─── SOURCE DATA ───
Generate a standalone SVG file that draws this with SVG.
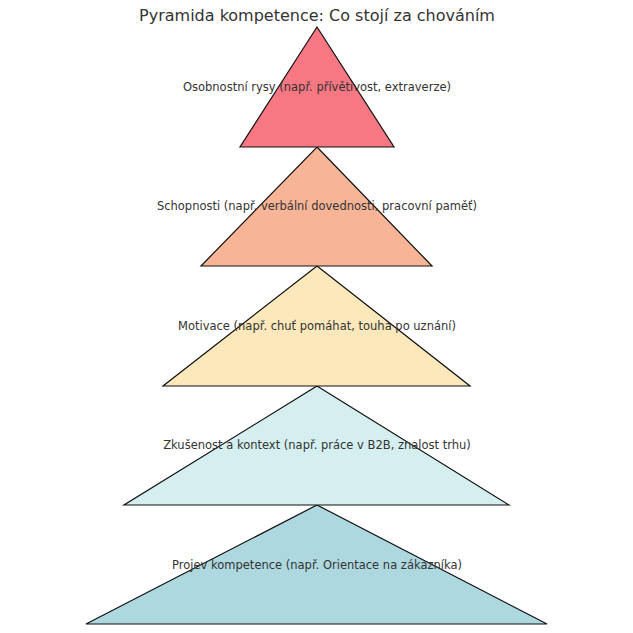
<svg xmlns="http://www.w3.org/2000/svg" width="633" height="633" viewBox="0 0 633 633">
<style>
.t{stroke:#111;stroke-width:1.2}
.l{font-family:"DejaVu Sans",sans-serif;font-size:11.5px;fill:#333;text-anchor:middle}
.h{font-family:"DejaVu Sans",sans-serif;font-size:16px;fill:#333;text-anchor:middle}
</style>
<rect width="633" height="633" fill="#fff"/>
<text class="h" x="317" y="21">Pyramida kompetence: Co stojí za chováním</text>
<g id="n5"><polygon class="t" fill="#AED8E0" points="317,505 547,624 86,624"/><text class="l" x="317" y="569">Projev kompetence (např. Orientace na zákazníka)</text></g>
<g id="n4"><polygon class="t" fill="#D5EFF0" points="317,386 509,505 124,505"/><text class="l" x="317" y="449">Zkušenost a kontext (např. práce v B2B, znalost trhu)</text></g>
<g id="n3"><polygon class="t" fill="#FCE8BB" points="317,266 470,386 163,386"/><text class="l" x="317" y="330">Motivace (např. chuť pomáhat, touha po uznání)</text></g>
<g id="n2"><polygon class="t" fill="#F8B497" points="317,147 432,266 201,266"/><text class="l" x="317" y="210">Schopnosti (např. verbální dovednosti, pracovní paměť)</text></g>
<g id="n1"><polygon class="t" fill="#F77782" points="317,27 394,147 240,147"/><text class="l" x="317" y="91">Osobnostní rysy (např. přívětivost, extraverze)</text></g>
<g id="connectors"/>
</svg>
───
> WHAT TO PRODUCE: Copy the listing in full and without alteration, omitting every picture.

> TASK RESULT:
Generate a standalone SVG file that draws this with SVG.
<svg xmlns="http://www.w3.org/2000/svg" width="633" height="633" viewBox="0 0 633 633">
<style>
.t{stroke:#111;stroke-width:1.2}
.l{font-family:"DejaVu Sans",sans-serif;font-size:11.5px;fill:#333;text-anchor:middle}
.h{font-family:"DejaVu Sans",sans-serif;font-size:16px;fill:#333;text-anchor:middle}
</style>
<rect width="633" height="633" fill="#fff"/>
<text class="h" x="317" y="21">Pyramida kompetence: Co stojí za chováním</text>
<g id="n5"><polygon class="t" fill="#AED8E0" points="317,505 547,624 86,624"/><text class="l" x="317" y="569">Projev kompetence (např. Orientace na zákazníka)</text></g>
<g id="n4"><polygon class="t" fill="#D5EFF0" points="317,386 509,505 124,505"/><text class="l" x="317" y="449">Zkušenost a kontext (např. práce v B2B, znalost trhu)</text></g>
<g id="n3"><polygon class="t" fill="#FCE8BB" points="317,266 470,386 163,386"/><text class="l" x="317" y="330">Motivace (např. chuť pomáhat, touha po uznání)</text></g>
<g id="n2"><polygon class="t" fill="#F8B497" points="317,147 432,266 201,266"/><text class="l" x="317" y="210">Schopnosti (např. verbální dovednosti, pracovní paměť)</text></g>
<g id="n1"><polygon class="t" fill="#F77782" points="317,27 394,147 240,147"/><text class="l" x="317" y="91">Osobnostní rysy (např. přívětivost, extraverze)</text></g>
<g id="connectors"/>
</svg>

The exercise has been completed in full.